The London attacks on Saturday follow terror atrocities in Westminster in March and at a concert in Manchester in May.
British authorities are investigating the third major terror attack in the UK in under three months.
Seven people were killed and nearly 50 injured in a series of coordinated attacks in London on Saturday night.
In March five people were killed in a car and knife attack near Parliament in London, and two weeks ago 22 people died in a suicide bombing at a concert in Manchester.
Police believe all of the attackers were killed in the latest attack, but investigations are underway to ensure there are no more.
It all took place at a time when the terror level in the UK had been reduced to severe from critical – meaning an attack was thought highly likely though there was no knowledge of an imminent threat.
It took a familiar, horrifying form: as with the Westminster attack in March, a van was driven at speed – apparently on the wrong side of the road – into crowds of people. Three men then got out of the vehicle and began stabbing people at random on the bridge and in the nearby Borough market packed with bars and restaurants.
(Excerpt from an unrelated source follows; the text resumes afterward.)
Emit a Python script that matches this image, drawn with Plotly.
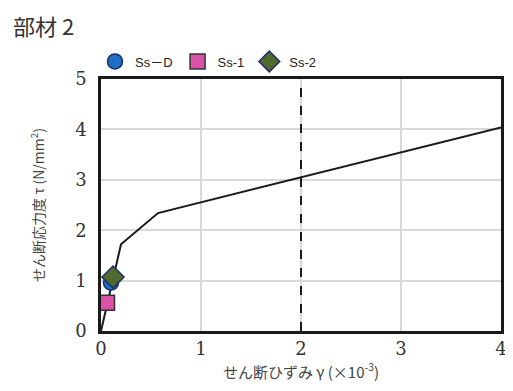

The police response was quick – the attackers were eliminated within minutes.
Overnight Mark Rowley, Assistant Commissioner of London’s Metropolitan Police, made a statement:
“At eight minutes past 10 (2208 local time, 2108 GMT) last night, we began to receive reports that a vehicle had struck pedestrians on London Bridge. The vehicle continued to drive then from London Bridge to Borough Market. The suspects left the vehicle, attempting to stab a number of people, including an on-duty British Transport Police officer who was responding to the incident, and he received serious injuries – fortunately not life-threatening,” he said.
There was a huge response from emergency services – they have long rehearsed for scenes like this.
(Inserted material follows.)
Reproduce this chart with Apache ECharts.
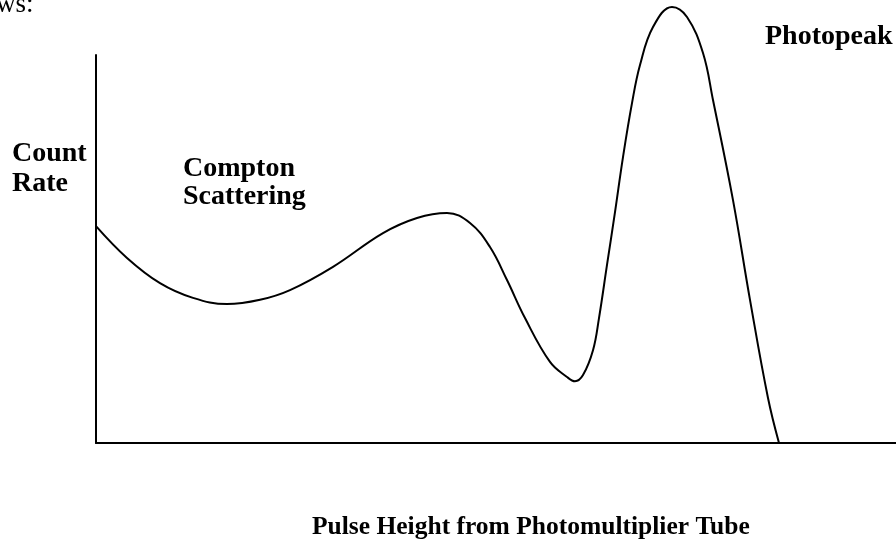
<!DOCTYPE html>
<html>
<head>
<meta charset="utf-8">
<script src="https://cdn.jsdelivr.net/npm/echarts@6/dist/echarts.min.js"></script>
<style>
  html, body { margin: 0; padding: 0; background: #fff; }
  #chart { width: 896px; height: 550px; }
</style>
</head>
<body>
<div id="chart"></div>
<script>
// pulse height (arbitrary units) and count rate
const pulseHeight = [0, 31, 64, 97, 131, 164, 194, 237, 287, 321, 351, 374, 394, 411, 429, 454, 471, 479, 487, 497, 503, 511, 519, 527, 536, 544, 557, 576, 591, 607, 617, 637, 654, 672, 683];
const countRate = [55.9, 47.7, 41.2, 37.4, 35.8, 36.9, 39.4, 45.4, 54.1, 58.0, 59.3, 56.7, 50.5, 42.0, 32.2, 20.9, 17.0, 15.9, 17.5, 23.9, 32.2, 45.9, 59.5, 73.7, 87.6, 97.4, 107.2, 112.4, 109.8, 100.5, 88.4, 62.6, 36.9, 11.6, 0];

const labelFont = 'bold 28px "Liberation Serif", "Times New Roman", serif';

const chart = echarts.init(document.getElementById("chart"));

const points = pulseHeight.map((x, i) => [x, countRate[i]]);

function label(text, x, y, font) {
  return {
    type: "text",
    left: x,
    top: y,
    style: { text: text, font: font || labelFont, fill: "#000" },
  };
}

chart.setOption({
  animation: false,
  grid: { left: 96, right: 0, top: 55, bottom: 107 },
  xAxis: {
    type: "value",
    min: 0,
    max: 800,
    axisLine: { show: true, onZero: false, lineStyle: { color: "#000", width: 2 } },
    axisTick: { show: false },
    axisLabel: { show: false },
    splitLine: { show: false },
  },
  yAxis: {
    type: "value",
    min: 0,
    max: 100,
    axisLine: { show: true, lineStyle: { color: "#000", width: 2 } },
    axisTick: { show: false },
    axisLabel: { show: false },
    splitLine: { show: false },
  },
  series: [
    {
      type: "line",
      data: points,
      smooth: 0.4,
      showSymbol: false,
      clip: false,
      lineStyle: { color: "#000", width: 2 },
    },
  ],
  graphic: [
    label("ws:", -4, -9, '27px "Liberation Serif", "Times New Roman", serif'),
    label("Count", 12, 140),
    label("Rate", 12, 170),
    label("Compton", 183, 155),
    label("Scattering", 183, 183),
    label("Photopeak", 765, 23),
    label("Pulse Height from Photomultiplier Tube", 312, 514, 'bold 25.5px "Liberation Serif", "Times New Roman", serif'),
  ],
});
</script>
</body>
</html>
On Sunday morning it was known that 48 people are being treated in hospital. The Prime Minister Theresa May was to chair a meeting of the government’s emergency COBRA committee.
The surrounding district of Southwark was put on lockdown. Unlike the Westminster and Manchester attacks, where there was speculation over whether an individual had acted alone, there is no doubt about this one: this was a coordinated attack involving several assailants.
There was no immediate claim of responsibility for the attacks.